Advocates for Limits: Proponents of BIP-110 argue that uncapped data storage significantly increases the expense of running Bitcoin nodes. Since Bitcoin’s design principle allows average computers to participate in network validation—unlike blockchains requiring specialized infrastructure—any expansion of storage demands threatens the network’s decentralization. Bitcoin advocate Matthew Kratter described the threat viscerally, comparing metadata bloat to a parasitic organism threatening a tree’s survival.

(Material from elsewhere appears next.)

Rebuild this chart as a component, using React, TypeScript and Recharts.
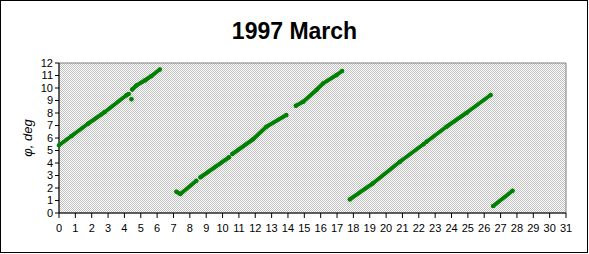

Opponents of Restrictions: Bitcoin Core contributor Jameson Lopp represents the other camp. He contends that attempting to filter unwanted data through size limits is ineffective and that the community shouldn’t restrict users’ ability to embed information. Lopp argues that filtering mechanisms cannot practically prevent spam at protocol level.
The Deeper Question
This debate transcends technical specifications—it reflects fundamental disagreements about Bitcoin’s purpose. Should the blockchain prioritize maximum accessibility through lower hardware requirements, or should it embrace maximum flexibility in data use? Raising node storage demands could inadvertently push users toward light clients or centralized services, potentially undermining the peer-to-peer network that defines Bitcoin’s security model.
With roughly 2.4% of nodes currently signaling support, BIP-110 remains a minority position. Whether this represents the future direction or a temporary protest against Core’s direction will depend on how the community ultimately votes with its adoption choices.